* [OBJECTIVE]:
Every line below should be copied exactly; drop the pictures.

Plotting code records
____

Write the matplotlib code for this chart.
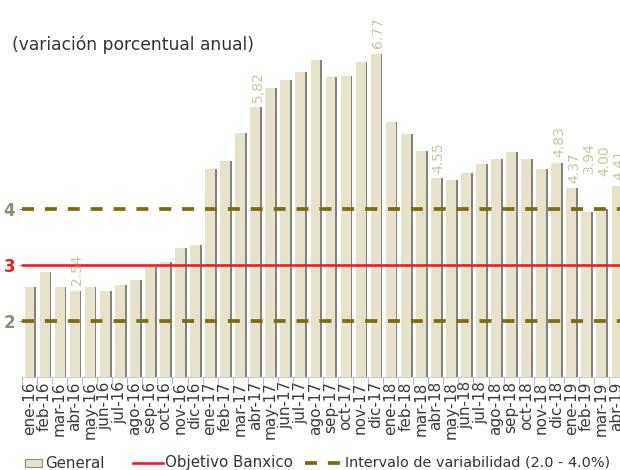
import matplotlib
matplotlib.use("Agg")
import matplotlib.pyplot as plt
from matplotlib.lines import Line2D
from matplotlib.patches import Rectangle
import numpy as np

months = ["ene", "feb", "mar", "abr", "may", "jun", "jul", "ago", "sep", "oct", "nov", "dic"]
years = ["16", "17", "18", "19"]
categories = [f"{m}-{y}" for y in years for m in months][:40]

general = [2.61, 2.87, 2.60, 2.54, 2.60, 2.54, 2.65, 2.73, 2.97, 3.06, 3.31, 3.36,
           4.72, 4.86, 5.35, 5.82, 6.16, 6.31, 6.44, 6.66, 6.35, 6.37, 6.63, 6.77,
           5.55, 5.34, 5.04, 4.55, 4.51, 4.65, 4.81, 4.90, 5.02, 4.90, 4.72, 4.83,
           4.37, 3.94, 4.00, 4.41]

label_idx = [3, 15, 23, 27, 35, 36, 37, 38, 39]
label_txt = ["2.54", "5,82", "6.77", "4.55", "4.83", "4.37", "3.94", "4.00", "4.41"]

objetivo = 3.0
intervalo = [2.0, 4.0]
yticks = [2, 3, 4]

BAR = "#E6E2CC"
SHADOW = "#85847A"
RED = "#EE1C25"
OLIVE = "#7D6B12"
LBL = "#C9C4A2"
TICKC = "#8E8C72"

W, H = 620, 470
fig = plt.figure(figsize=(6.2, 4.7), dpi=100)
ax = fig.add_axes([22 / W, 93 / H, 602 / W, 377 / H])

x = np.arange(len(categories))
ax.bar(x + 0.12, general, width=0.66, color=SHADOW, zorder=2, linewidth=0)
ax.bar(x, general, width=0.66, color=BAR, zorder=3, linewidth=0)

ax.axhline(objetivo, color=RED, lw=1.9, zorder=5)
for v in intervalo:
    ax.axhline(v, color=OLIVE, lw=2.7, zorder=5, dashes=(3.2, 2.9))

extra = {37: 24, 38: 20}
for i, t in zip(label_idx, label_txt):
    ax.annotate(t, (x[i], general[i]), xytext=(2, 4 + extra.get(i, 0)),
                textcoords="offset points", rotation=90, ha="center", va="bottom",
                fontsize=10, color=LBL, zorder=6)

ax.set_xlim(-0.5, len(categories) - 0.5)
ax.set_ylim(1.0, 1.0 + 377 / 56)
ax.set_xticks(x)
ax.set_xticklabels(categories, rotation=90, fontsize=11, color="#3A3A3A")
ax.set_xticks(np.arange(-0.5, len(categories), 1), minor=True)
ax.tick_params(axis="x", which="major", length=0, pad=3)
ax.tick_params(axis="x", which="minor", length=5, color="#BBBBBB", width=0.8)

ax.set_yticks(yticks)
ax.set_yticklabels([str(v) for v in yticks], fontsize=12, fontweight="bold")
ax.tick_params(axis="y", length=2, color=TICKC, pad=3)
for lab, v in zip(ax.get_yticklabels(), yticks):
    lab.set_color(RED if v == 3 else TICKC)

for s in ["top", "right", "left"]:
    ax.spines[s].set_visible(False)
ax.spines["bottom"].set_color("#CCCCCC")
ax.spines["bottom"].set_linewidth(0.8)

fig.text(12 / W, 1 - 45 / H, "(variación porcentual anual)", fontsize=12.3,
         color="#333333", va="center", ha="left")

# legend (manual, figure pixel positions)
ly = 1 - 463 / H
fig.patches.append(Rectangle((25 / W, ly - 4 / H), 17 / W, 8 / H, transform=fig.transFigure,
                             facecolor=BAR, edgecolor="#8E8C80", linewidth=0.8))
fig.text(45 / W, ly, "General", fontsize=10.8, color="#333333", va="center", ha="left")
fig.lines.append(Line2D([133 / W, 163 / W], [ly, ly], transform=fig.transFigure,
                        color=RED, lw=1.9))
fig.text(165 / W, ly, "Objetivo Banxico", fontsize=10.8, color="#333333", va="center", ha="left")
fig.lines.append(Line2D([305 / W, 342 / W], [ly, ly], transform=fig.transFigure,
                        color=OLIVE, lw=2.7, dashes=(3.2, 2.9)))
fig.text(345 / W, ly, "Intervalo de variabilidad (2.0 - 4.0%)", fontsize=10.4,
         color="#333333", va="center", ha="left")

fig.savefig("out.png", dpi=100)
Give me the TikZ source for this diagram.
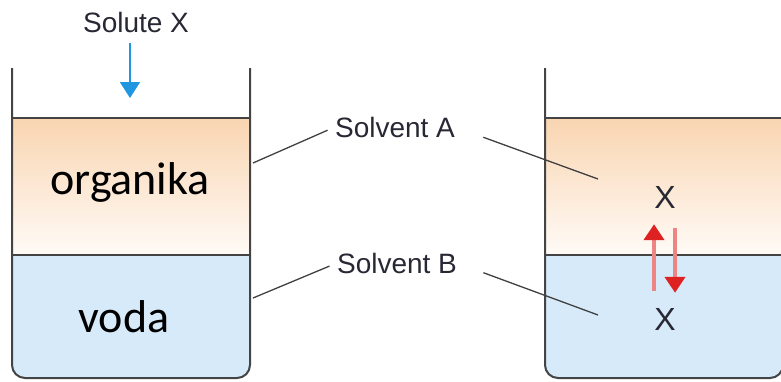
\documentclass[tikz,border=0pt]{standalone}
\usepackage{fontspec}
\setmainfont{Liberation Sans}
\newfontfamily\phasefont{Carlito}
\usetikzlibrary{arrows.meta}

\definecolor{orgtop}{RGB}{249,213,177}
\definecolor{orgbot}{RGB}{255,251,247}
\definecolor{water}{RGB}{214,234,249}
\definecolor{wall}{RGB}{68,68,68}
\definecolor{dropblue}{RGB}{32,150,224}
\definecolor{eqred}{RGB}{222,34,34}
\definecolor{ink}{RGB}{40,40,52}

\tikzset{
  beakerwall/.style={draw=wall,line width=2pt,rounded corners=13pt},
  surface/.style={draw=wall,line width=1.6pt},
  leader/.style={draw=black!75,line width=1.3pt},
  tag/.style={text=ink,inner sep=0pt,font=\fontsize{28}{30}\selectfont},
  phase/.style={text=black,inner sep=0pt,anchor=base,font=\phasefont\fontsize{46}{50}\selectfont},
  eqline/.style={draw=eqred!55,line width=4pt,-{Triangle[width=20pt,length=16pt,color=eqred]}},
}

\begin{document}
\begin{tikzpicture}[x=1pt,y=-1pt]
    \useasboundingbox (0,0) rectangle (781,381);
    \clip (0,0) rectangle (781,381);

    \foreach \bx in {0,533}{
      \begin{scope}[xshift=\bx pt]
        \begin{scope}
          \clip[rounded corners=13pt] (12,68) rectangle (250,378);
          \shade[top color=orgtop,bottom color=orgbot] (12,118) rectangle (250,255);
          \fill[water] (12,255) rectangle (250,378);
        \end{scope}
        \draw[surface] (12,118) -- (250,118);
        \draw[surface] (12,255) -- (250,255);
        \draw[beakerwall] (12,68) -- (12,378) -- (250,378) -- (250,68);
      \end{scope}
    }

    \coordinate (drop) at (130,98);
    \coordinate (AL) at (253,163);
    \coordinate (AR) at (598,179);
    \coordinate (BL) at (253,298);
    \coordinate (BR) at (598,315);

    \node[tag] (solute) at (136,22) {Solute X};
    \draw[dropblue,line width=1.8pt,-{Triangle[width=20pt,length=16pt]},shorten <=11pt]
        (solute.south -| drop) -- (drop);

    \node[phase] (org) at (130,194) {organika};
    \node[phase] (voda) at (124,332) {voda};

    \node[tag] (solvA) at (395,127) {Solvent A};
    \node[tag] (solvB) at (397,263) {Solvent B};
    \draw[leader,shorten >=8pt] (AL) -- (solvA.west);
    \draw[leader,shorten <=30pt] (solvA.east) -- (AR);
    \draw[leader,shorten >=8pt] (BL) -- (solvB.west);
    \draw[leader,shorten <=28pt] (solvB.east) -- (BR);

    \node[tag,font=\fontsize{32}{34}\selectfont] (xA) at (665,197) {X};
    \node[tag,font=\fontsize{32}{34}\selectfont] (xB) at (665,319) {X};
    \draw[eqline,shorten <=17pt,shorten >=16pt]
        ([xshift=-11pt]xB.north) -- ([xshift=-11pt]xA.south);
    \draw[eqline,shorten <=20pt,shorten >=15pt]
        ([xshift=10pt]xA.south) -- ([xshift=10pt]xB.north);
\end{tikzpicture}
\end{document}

____

* [EXERCISE SOLUTION]:
Write the matplotlib code for this chart.
import matplotlib
matplotlib.use("Agg")
import matplotlib.pyplot as plt
from matplotlib.lines import Line2D
from matplotlib.patches import Rectangle
import numpy as np

months = ["ene", "feb", "mar", "abr", "may", "jun", "jul", "ago", "sep", "oct", "nov", "dic"]
years = ["16", "17", "18", "19"]
categories = [f"{m}-{y}" for y in years for m in months][:40]

general = [2.61, 2.87, 2.60, 2.54, 2.60, 2.54, 2.65, 2.73, 2.97, 3.06, 3.31, 3.36,
           4.72, 4.86, 5.35, 5.82, 6.16, 6.31, 6.44, 6.66, 6.35, 6.37, 6.63, 6.77,
           5.55, 5.34, 5.04, 4.55, 4.51, 4.65, 4.81, 4.90, 5.02, 4.90, 4.72, 4.83,
           4.37, 3.94, 4.00, 4.41]

label_idx = [3, 15, 23, 27, 35, 36, 37, 38, 39]
label_txt = ["2.54", "5,82", "6.77", "4.55", "4.83", "4.37", "3.94", "4.00", "4.41"]

objetivo = 3.0
intervalo = [2.0, 4.0]
yticks = [2, 3, 4]

BAR = "#E6E2CC"
SHADOW = "#85847A"
RED = "#EE1C25"
OLIVE = "#7D6B12"
LBL = "#C9C4A2"
TICKC = "#8E8C72"

W, H = 620, 470
fig = plt.figure(figsize=(6.2, 4.7), dpi=100)
ax = fig.add_axes([22 / W, 93 / H, 602 / W, 377 / H])

x = np.arange(len(categories))
ax.bar(x + 0.12, general, width=0.66, color=SHADOW, zorder=2, linewidth=0)
ax.bar(x, general, width=0.66, color=BAR, zorder=3, linewidth=0)

ax.axhline(objetivo, color=RED, lw=1.9, zorder=5)
for v in intervalo:
    ax.axhline(v, color=OLIVE, lw=2.7, zorder=5, dashes=(3.2, 2.9))

extra = {37: 24, 38: 20}
for i, t in zip(label_idx, label_txt):
    ax.annotate(t, (x[i], general[i]), xytext=(2, 4 + extra.get(i, 0)),
                textcoords="offset points", rotation=90, ha="center", va="bottom",
                fontsize=10, color=LBL, zorder=6)

ax.set_xlim(-0.5, len(categories) - 0.5)
ax.set_ylim(1.0, 1.0 + 377 / 56)
ax.set_xticks(x)
ax.set_xticklabels(categories, rotation=90, fontsize=11, color="#3A3A3A")
ax.set_xticks(np.arange(-0.5, len(categories), 1), minor=True)
ax.tick_params(axis="x", which="major", length=0, pad=3)
ax.tick_params(axis="x", which="minor", length=5, color="#BBBBBB", width=0.8)

ax.set_yticks(yticks)
ax.set_yticklabels([str(v) for v in yticks], fontsize=12, fontweight="bold")
ax.tick_params(axis="y", length=2, color=TICKC, pad=3)
for lab, v in zip(ax.get_yticklabels(), yticks):
    lab.set_color(RED if v == 3 else TICKC)

for s in ["top", "right", "left"]:
    ax.spines[s].set_visible(False)
ax.spines["bottom"].set_color("#CCCCCC")
ax.spines["bottom"].set_linewidth(0.8)

fig.text(12 / W, 1 - 45 / H, "(variación porcentual anual)", fontsize=12.3,
         color="#333333", va="center", ha="left")

# legend (manual, figure pixel positions)
ly = 1 - 463 / H
fig.patches.append(Rectangle((25 / W, ly - 4 / H), 17 / W, 8 / H, transform=fig.transFigure,
                             facecolor=BAR, edgecolor="#8E8C80", linewidth=0.8))
fig.text(45 / W, ly, "General", fontsize=10.8, color="#333333", va="center", ha="left")
fig.lines.append(Line2D([133 / W, 163 / W], [ly, ly], transform=fig.transFigure,
                        color=RED, lw=1.9))
fig.text(165 / W, ly, "Objetivo Banxico", fontsize=10.8, color="#333333", va="center", ha="left")
fig.lines.append(Line2D([305 / W, 342 / W], [ly, ly], transform=fig.transFigure,
                        color=OLIVE, lw=2.7, dashes=(3.2, 2.9)))
fig.text(345 / W, ly, "Intervalo de variabilidad (2.0 - 4.0%)", fontsize=10.4,
         color="#333333", va="center", ha="left")

fig.savefig("out.png", dpi=100)
Give me the TikZ source for this diagram.
\documentclass[tikz,border=0pt]{standalone}
\usepackage{fontspec}
\setmainfont{Liberation Sans}
\newfontfamily\phasefont{Carlito}
\usetikzlibrary{arrows.meta}

\definecolor{orgtop}{RGB}{249,213,177}
\definecolor{orgbot}{RGB}{255,251,247}
\definecolor{water}{RGB}{214,234,249}
\definecolor{wall}{RGB}{68,68,68}
\definecolor{dropblue}{RGB}{32,150,224}
\definecolor{eqred}{RGB}{222,34,34}
\definecolor{ink}{RGB}{40,40,52}

\tikzset{
  beakerwall/.style={draw=wall,line width=2pt,rounded corners=13pt},
  surface/.style={draw=wall,line width=1.6pt},
  leader/.style={draw=black!75,line width=1.3pt},
  tag/.style={text=ink,inner sep=0pt,font=\fontsize{28}{30}\selectfont},
  phase/.style={text=black,inner sep=0pt,anchor=base,font=\phasefont\fontsize{46}{50}\selectfont},
  eqline/.style={draw=eqred!55,line width=4pt,-{Triangle[width=20pt,length=16pt,color=eqred]}},
}

\begin{document}
\begin{tikzpicture}[x=1pt,y=-1pt]
    \useasboundingbox (0,0) rectangle (781,381);
    \clip (0,0) rectangle (781,381);

    \foreach \bx in {0,533}{
      \begin{scope}[xshift=\bx pt]
        \begin{scope}
          \clip[rounded corners=13pt] (12,68) rectangle (250,378);
          \shade[top color=orgtop,bottom color=orgbot] (12,118) rectangle (250,255);
          \fill[water] (12,255) rectangle (250,378);
        \end{scope}
        \draw[surface] (12,118) -- (250,118);
        \draw[surface] (12,255) -- (250,255);
        \draw[beakerwall] (12,68) -- (12,378) -- (250,378) -- (250,68);
      \end{scope}
    }

    \coordinate (drop) at (130,98);
    \coordinate (AL) at (253,163);
    \coordinate (AR) at (598,179);
    \coordinate (BL) at (253,298);
    \coordinate (BR) at (598,315);

    \node[tag] (solute) at (136,22) {Solute X};
    \draw[dropblue,line width=1.8pt,-{Triangle[width=20pt,length=16pt]},shorten <=11pt]
        (solute.south -| drop) -- (drop);

    \node[phase] (org) at (130,194) {organika};
    \node[phase] (voda) at (124,332) {voda};

    \node[tag] (solvA) at (395,127) {Solvent A};
    \node[tag] (solvB) at (397,263) {Solvent B};
    \draw[leader,shorten >=8pt] (AL) -- (solvA.west);
    \draw[leader,shorten <=30pt] (solvA.east) -- (AR);
    \draw[leader,shorten >=8pt] (BL) -- (solvB.west);
    \draw[leader,shorten <=28pt] (solvB.east) -- (BR);

    \node[tag,font=\fontsize{32}{34}\selectfont] (xA) at (665,197) {X};
    \node[tag,font=\fontsize{32}{34}\selectfont] (xB) at (665,319) {X};
    \draw[eqline,shorten <=17pt,shorten >=16pt]
        ([xshift=-11pt]xB.north) -- ([xshift=-11pt]xA.south);
    \draw[eqline,shorten <=20pt,shorten >=15pt]
        ([xshift=10pt]xA.south) -- ([xshift=10pt]xB.north);
\end{tikzpicture}
\end{document}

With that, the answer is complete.